Fair board responsible for fairgrounds

GREENUP Greenup County Judge-Executive Bobby Hall opened Tuesday’s monthly fiscal court meeting by clarifying who is responsible for handling bills and insurance claims regarding the county fairgrounds.

Early April storms wreaked havoc on the fairgrounds as trees and wind damaged buildings.

Hall said the fairgrounds are not funded by tax dollars “unlike other entities.” The county owns the fairgrounds, but the fair board operates the grounds.

“The fair board is responsible for paying the bills, including the insurance premiums,” Hall said during the meeting, which was conducted in Judge Jeff Preston’s courtroom on Tuesday. The usual meeting place is currently affected by the primary election.

“The insurance claims due to recent storm damage and the rebuilding process is the responsibility of the fair board, not the fiscal court,” Hall said. “… By law, the fiscal court has no jurisdiction in the day-to-day operation of the fairgrounds.”

Hall said it is much like the health department, the extension office, the library and ambulance service in that regard.

“We, the fiscal court, work side by side with these boards, but we do not control the finances and the day-to-day operations,” Hall said. “Our legal department has confirmed the information and as the fiscal court we want to eliminate as many rumors, gossip and hearsay as possible.”

Other notable items from Tuesday’s meeting:

• The new Greenup County Farmers Market pavilion will officially open on Saturday at 9 a.m. It is next door to the extension service in Wurtland.

• Hall proclaimed April 19, 2024, “Virgil Headley Day.” Headley, of South Shore, turned 101 years old on that day. Headley served nearly three years in the Navy during World War II.

• The Greenup County High School EMT class is officially a “go.” As the newspaper published in March, the school district announced a partnership with the Greenup County Ambulance Authority in an effort to eventually issue EMT certifications to students.

Kevin Callihan, the Ambulance Authority’s director, said the class has been approved by KBEMS and the school system. Students have been selected for the fall of 2024. The plan is for the class to provide dual-class credit through KCTCS — six hours of college credit.

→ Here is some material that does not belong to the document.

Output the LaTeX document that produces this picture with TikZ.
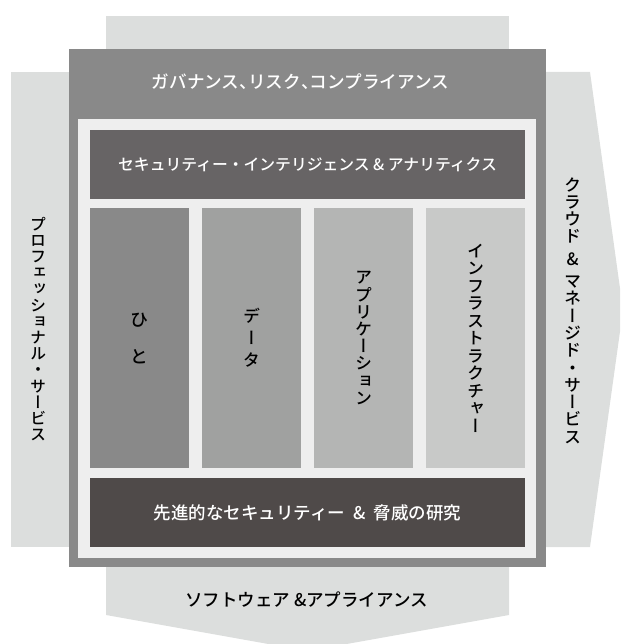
\documentclass[tikz,border=0pt]{standalone}
\usepackage{fontspec}
\IfFontExistsTF{Noto Sans CJK JP Medium}{%
  \newfontfamily\jpfont{Noto Sans CJK JP Medium}
  \newfontfamily\jpvfont[RawFeature=+vert]{Noto Sans CJK JP Medium}
  \newfontfamily\jphalt[RawFeature=+halt]{Noto Sans CJK JP Medium}
}{%
  \newfontfamily\jpfont[FakeBold=0.8]{Noto Sans CJK JP}
  \newfontfamily\jpvfont[RawFeature=+vert,FakeBold=0.8]{Noto Sans CJK JP}
  \newfontfamily\jphalt[RawFeature=+halt,FakeBold=0.8]{Noto Sans CJK JP}
}
\definecolor{arrowgray}{HTML}{DCDEDD}
\definecolor{framegray}{HTML}{898989}
\definecolor{innerlight}{HTML}{EEEEEE}
\definecolor{bartop}{HTML}{676465}
\definecolor{barbottom}{HTML}{4F4A49}
\definecolor{colA}{HTML}{898989}
\definecolor{colB}{HTML}{A0A1A0}
\definecolor{colC}{HTML}{B4B5B4}
\definecolor{colD}{HTML}{C8C9C8}
\tikzset{
  box/.style={rectangle, inner sep=0pt, outer sep=0pt, draw=none},
  whitetext/.style={text=white, inner sep=0pt},
  blacktext/.style={text=black, inner sep=0pt},
  vtext/.style={text=black, inner sep=0pt, align=center},
}
\begin{document}
\begin{tikzpicture}[x=1pt,y=-1pt]
\useasboundingbox (0,0) rectangle (620,644);
\clip (0,0) rectangle (620,644);
% background arrows
\fill[arrowgray] (106,16) rectangle (509,100);
\fill[arrowgray] (10.7,72) rectangle (80,547);
\fill[arrowgray] (530,72) -- (590,72) -- (623,310) -- (590,547) -- (530,547) -- cycle;
\fill[arrowgray] (106,540) -- (509,540) -- (509,615) -- (307.5,651) -- (106,615) -- cycle;
% frame
\node[box, fill=framegray, minimum width=477pt, minimum height=518pt] (frame) at (307.5,308) {};
\node[box, fill=innerlight, minimum width=458pt, minimum height=439pt] (inner) at (307,338.5) {};
\node[box, fill=bartop, minimum width=435pt, minimum height=69pt] (topbar) at (307.5,164.5) {};
\node[box, fill=barbottom, minimum width=435pt, minimum height=69pt] (botbar) at (307.5,512.5) {};
\node[box, fill=colA, minimum width=99pt, minimum height=260pt] (c1) at (139.5,338) {};
\node[box, fill=colB, minimum width=99pt, minimum height=260pt] (c2) at (251.5,338) {};
\node[box, fill=colC, minimum width=99pt, minimum height=260pt] (c3) at (363.5,338) {};
\node[box, fill=colD, minimum width=99pt, minimum height=260pt] (c4) at (475.5,338) {};
% texts
\node[whitetext, font=\jpfont\fontsize{17.6}{18}\selectfont] (title) at (300.5,82) {ガバナンス{\jphalt 、}リスク{\jphalt 、}コンプライアンス};
\node[whitetext, font=\jpfont\fontsize{15.8}{18}\selectfont] (toptxt) at (topbar.center) {セキュリティー・インテリジェンス \& アナリティクス};
\node[whitetext, font=\jpfont\fontsize{17.5}{18}\selectfont] (bottxt) at (botbar.center) {先進的なセキュリティー\hspace{4pt} \&\hspace{4pt} 脅威の研究};
\node[blacktext, font=\jpfont\fontsize{17.5}{18}\selectfont] (swtxt) at (306.5,600) {ソフトウェア \&アプライアンス};
\node[vtext, font=\jpvfont\fontsize{16}{16.2}\selectfont] (lefttxt) at (38,329) {プ\\ロ\\フ\\ェ\\ッ\\シ\\ョ\\ナ\\ル\\・\\サ\\ー\\ビ\\ス};
\node[vtext, font=\jpvfont\fontsize{17}{17.3}\selectfont] (righttxt) at (572.7,310.5) {ク\\ラ\\ウ\\ド\\[5pt]\&\\[5pt]マ\\ネ\\ー\\ジ\\ド\\・\\サ\\ー\\ビ\\ス};
\node[vtext, font=\jpvfont\fontsize{18}{37}\selectfont] (t1) at (c1.center) {ひ\\と};
\node[vtext, font=\jpvfont\fontsize{17}{22}\selectfont] (t2) at (c2.center) {デ\\ー\\タ};
\node[vtext, font=\jpvfont\fontsize{17}{17.2}\selectfont] (t3) at (c3.center) {ア\\プ\\リ\\ケ\\ー\\シ\\ョ\\ン};
\node[vtext, font=\jpvfont\fontsize{17}{17.5}\selectfont] (t4) at (c4.center) {イ\\ン\\フ\\ラ\\ス\\ト\\ラ\\ク\\チ\\ャ\\ー};
\end{tikzpicture}
\end{document}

The Authority reported 629 total calls for April 2024. Callihan said Greenup County ambulances tallied 15,663 miles in April.

• Public Safety Director Buford Hurley requested approval of an emergency purchase of a new “command truck.” The previous one — a 1980 school bus — is “dead in the water,” Hurley said. The emergency purchase, which was approved, will allow Public Safety to purchase one currently in inventory.

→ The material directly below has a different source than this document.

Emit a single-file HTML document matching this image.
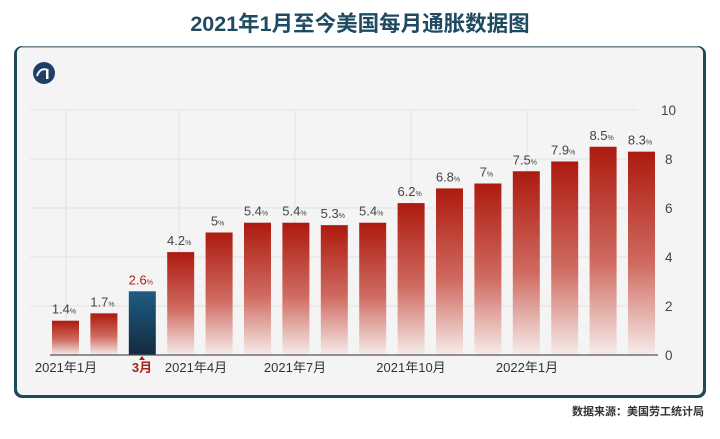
<!DOCTYPE html>
<html><head><meta charset="utf-8"><style>
body{margin:0;background:#fff;width:720px;height:434px;overflow:hidden}
svg text{font-family:"Liberation Sans","Noto Sans CJK SC",sans-serif}
</style></head><body>
<svg width="720" height="434" viewBox="0 0 720 434" xmlns="http://www.w3.org/2000/svg">
<defs>
<linearGradient id="r" x1="0" y1="0" x2="0" y2="1"><stop offset="0" stop-color="#ad1a0f"/><stop offset="0.55" stop-color="#cf6a60"/><stop offset="1" stop-color="#f6ecea"/></linearGradient>
<linearGradient id="b" x1="0" y1="0" x2="0" y2="1"><stop offset="0" stop-color="#1e5c82"/><stop offset="1" stop-color="#142a40"/></linearGradient>
</defs>
<text x="360" y="31" text-anchor="middle" font-size="21.5" font-weight="bold" fill="#1f4b62">2021年1月至今美国每月通胀数据图</text>
<rect x="14" y="46" width="692" height="352" rx="8" fill="#1d4a5e"/>
<rect x="17" y="47" width="686" height="348" rx="6" fill="#f4f4f4"/>
<line x1="22" y1="47" x2="698" y2="47" stroke="#9aa0a4" stroke-width="1.5"/>
<circle cx="44" cy="73" r="11" fill="#1f3f66"/>
<path d="M37 76 q3-9 11-6" stroke="#fff" stroke-width="2" fill="none"/>
<rect x="46" y="69" width="2.5" height="10" fill="#fff"/>
<g stroke="#e2e2e2" stroke-width="1">
<line x1="30" y1="110" x2="638" y2="110"/><line x1="30" y1="159" x2="638" y2="159"/><line x1="30" y1="208" x2="638" y2="208"/><line x1="30" y1="257" x2="638" y2="257"/><line x1="30" y1="306" x2="638" y2="306"/>
<line x1="66" y1="110" x2="66" y2="355"/><line x1="179" y1="110" x2="179" y2="355"/><line x1="295" y1="110" x2="295" y2="355"/><line x1="411" y1="110" x2="411" y2="355"/><line x1="527" y1="110" x2="527" y2="355"/>
</g>
<g font-size="13.5" fill="#444">
<text x="661" y="115">10</text><text x="665" y="164">8</text><text x="665" y="213">6</text><text x="665" y="262">4</text><text x="665" y="311">2</text><text x="665" y="360">0</text>
</g>
<g fill="url(#r)">
<rect x="52" y="320.7" width="27" height="34.3"/>
<rect x="90.4" y="313.35" width="27" height="41.65"/>
<rect x="128.8" y="291.3" width="27" height="63.7" fill="url(#b)"/>
<rect x="167.2" y="252.1" width="27" height="102.9"/>
<rect x="205.6" y="232.5" width="27" height="122.5"/>
<rect x="244" y="222.7" width="27" height="132.3"/>
<rect x="282.4" y="222.7" width="27" height="132.3"/>
<rect x="320.8" y="225.15" width="27" height="129.85"/>
<rect x="359.2" y="222.7" width="27" height="132.3"/>
<rect x="397.6" y="203.1" width="27" height="151.9"/>
<rect x="436" y="188.4" width="27" height="166.6"/>
<rect x="474.4" y="183.5" width="27" height="171.5"/>
<rect x="512.8" y="171.25" width="27" height="183.75"/>
<rect x="551.2" y="161.45" width="27" height="193.55"/>
<rect x="589.6" y="146.75" width="27" height="208.25"/>
<rect x="628" y="151.65" width="27" height="203.35"/>
</g>
<g font-size="13" fill="#444" text-anchor="middle">
<text x="64" y="313.7">1.4<tspan font-size="7">%</tspan></text>
<text x="102.4" y="306.35">1.7<tspan font-size="7">%</tspan></text>
<text x="140.8" y="284.3" fill="#a82216">2.6<tspan font-size="7">%</tspan></text>
<text x="179.2" y="245.1">4.2<tspan font-size="7">%</tspan></text>
<text x="217.6" y="225.5">5<tspan font-size="7">%</tspan></text>
<text x="256" y="215.7">5.4<tspan font-size="7">%</tspan></text>
<text x="294.4" y="215.7">5.4<tspan font-size="7">%</tspan></text>
<text x="332.8" y="218.15">5.3<tspan font-size="7">%</tspan></text>
<text x="371.2" y="215.7">5.4<tspan font-size="7">%</tspan></text>
<text x="409.6" y="196.1">6.2<tspan font-size="7">%</tspan></text>
<text x="448" y="181.4">6.8<tspan font-size="7">%</tspan></text>
<text x="486.4" y="176.5">7<tspan font-size="7">%</tspan></text>
<text x="524.8" y="164.25">7.5<tspan font-size="7">%</tspan></text>
<text x="563.2" y="154.45">7.9<tspan font-size="7">%</tspan></text>
<text x="601.6" y="139.75">8.5<tspan font-size="7">%</tspan></text>
<text x="640" y="144.65">8.3<tspan font-size="7">%</tspan></text>
</g>
<line x1="50" y1="355" x2="658" y2="355" stroke="#555" stroke-width="1.2"/>
<g font-size="13" fill="#333" text-anchor="middle">
<text x="66" y="372">2021年1月</text><text x="142" y="372" fill="#a82216" font-weight="bold">3月</text><text x="196" y="372">2021年4月</text><text x="295" y="372">2021年7月</text><text x="411" y="372">2021年10月</text><text x="527" y="372">2022年1月</text>
</g>
<path d="M139 360 l3-4 l3 4z" fill="#a82216"/>
<text x="704" y="415" text-anchor="end" font-size="11" font-weight="bold" fill="#333">数据来源：美国劳工统计局</text>
</svg>
</body></html>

If an emergency was not declared, it would take 24 months to get a new command vehicle, according to Hurley. The old bus became “surplus.”

• Emergency Management Director Garth Wireman reported “several” missing juvenile calls over the last month. The good news is all of them returned safely to their homes.

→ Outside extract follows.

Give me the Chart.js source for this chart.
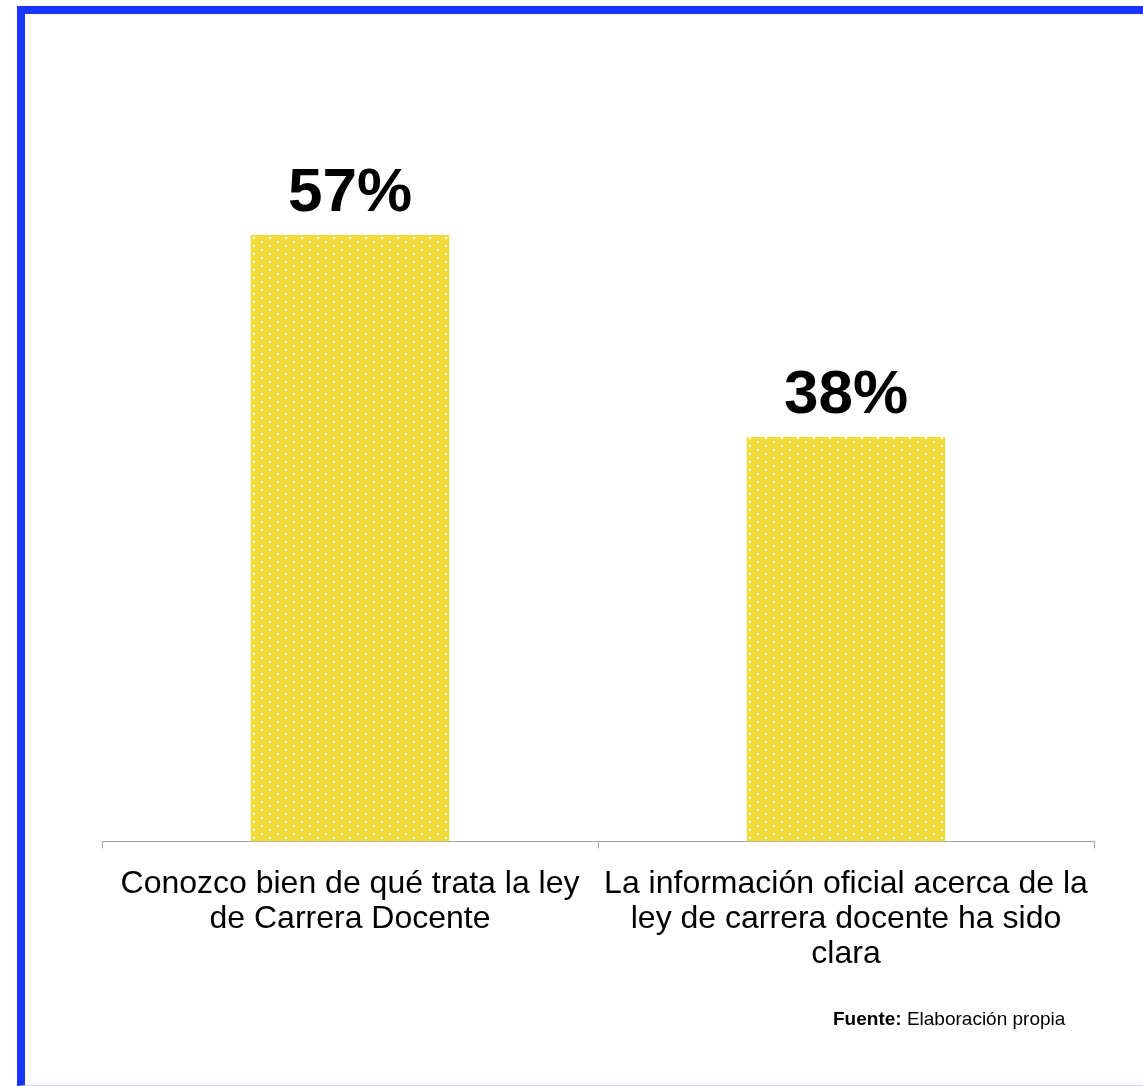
<!DOCTYPE html>
<html>
<head>
<meta charset="utf-8">
<script src="https://cdn.jsdelivr.net/npm/chart.js@4"></script>
<style>
  html, body { margin: 0; padding: 0; background: #fff; overflow: hidden; }
  #wrap { position: relative; width: 1143px; height: 1086px; }
  #frame {
    position: absolute; left: 17px; top: 6px; width: 1200px; height: 1071px;
    border-left: 8px solid #1a33ff; border-top: 8px solid #1a33ff;
    border-bottom: 1px solid #c8d0ff;
  }
  #chart { position: absolute; left: 0; top: 0; }
  #fuente {
    position: absolute; left: 833px; top: 1008px;
    font: 19px "Liberation Sans", Arial, sans-serif; color: #000;
  }
</style>
</head>
<body>
<div id="wrap">
  <div id="frame"></div>
  <canvas id="chart" width="1143" height="1086"></canvas>
  <div id="fuente"><b>Fuente:</b> Elaboración propia</div>
</div>
<script>
// --- datos del gráfico ---
const categorias = [
  ['Conozco bien de qué trata la ley', 'de Carrera Docente'],
  ['La información oficial acerca de la', 'ley de carrera docente ha sido', 'clara']
];
const porcentajes = [57, 38];
const etiquetas = ['57%', '38%'];

// patrón amarillo con puntos blancos
function crearPatron(ctx) {
  const tile = document.createElement('canvas');
  tile.width = 16; tile.height = 8;
  const t = tile.getContext('2d');
  t.fillStyle = '#efdc3b';
  t.fillRect(0, 0, 16, 8);
  t.fillStyle = '#ffffff';
  t.fillRect(13, 5, 2, 2);
  t.fillRect(5, 1, 2, 2);
  return ctx.createPattern(tile, 'repeat');
}

// etiquetas de valor sobre cada barra
const etiquetasPlugin = {
  id: 'etiquetas',
  afterDatasetsDraw(chart) {
    const ctx = chart.ctx;
    const meta = chart.getDatasetMeta(0);
    ctx.save();
    ctx.font = 'bold 62px "Liberation Sans", Arial, sans-serif';
    ctx.fillStyle = '#000';
    ctx.textAlign = 'center';
    ctx.textBaseline = 'alphabetic';
    meta.data.forEach((bar, i) => {
      ctx.fillText(etiquetas[i], bar.x, bar.y - 24);
    });
    ctx.restore();
  }
};

const canvas = document.getElementById('chart');
const ctx = canvas.getContext('2d');

new Chart(canvas, {
  type: 'bar',
  data: {
    labels: categorias,
    datasets: [{
      data: porcentajes,
      backgroundColor: crearPatron(ctx),
      borderWidth: 0,
      barPercentage: 1,
      categoryPercentage: 0.4
    }]
  },
  options: {
    responsive: false,
    animation: false,
    layout: { padding: { left: 102, right: 49, top: 203, bottom: 96 } },
    plugins: { legend: { display: false }, tooltip: { enabled: false } },
    scales: {
      y: { display: false, min: 0, max: 60 },
      x: {
        grid: { drawOnChartArea: false, drawTicks: true, tickLength: 7, color: '#a6a6a6', offset: true },
        border: { color: '#a6a6a6', width: 1 },
        ticks: {
          color: '#000',
          padding: 18,
          maxRotation: 0,
          autoSkip: false,
          font: { family: '"Liberation Sans", Arial, sans-serif', size: 32, lineHeight: 1.1 }
        }
      }
    }
  },
  plugins: [etiquetasPlugin]
});
</script>
</body>
</html>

• Anne Stephens, of the Greenup County Extension Office, shared results of the University of Kentucky Cooperative Extension Community Needs Assessment. It’s a tool the office uses when assembling its “plan of work” every five years.

“It gives us that accountability to our county and to the University of Kentucky for what it is we’re doing on a daily basis,” Stephens said.

Stephens highlighted the top 15 priority issues for Greenup County. Among them, according to the study, are as follows: ensuring individuals and families have access to affordable, nutritious food; access to high-speed internet; and minimizing substance abuse.

“We’re asking the community to talk to us about what are the most important things we can be doing for our community,” Stephens said.

• The fiscal court voted to allow a gate to be erected at Skeens Cemetery Road.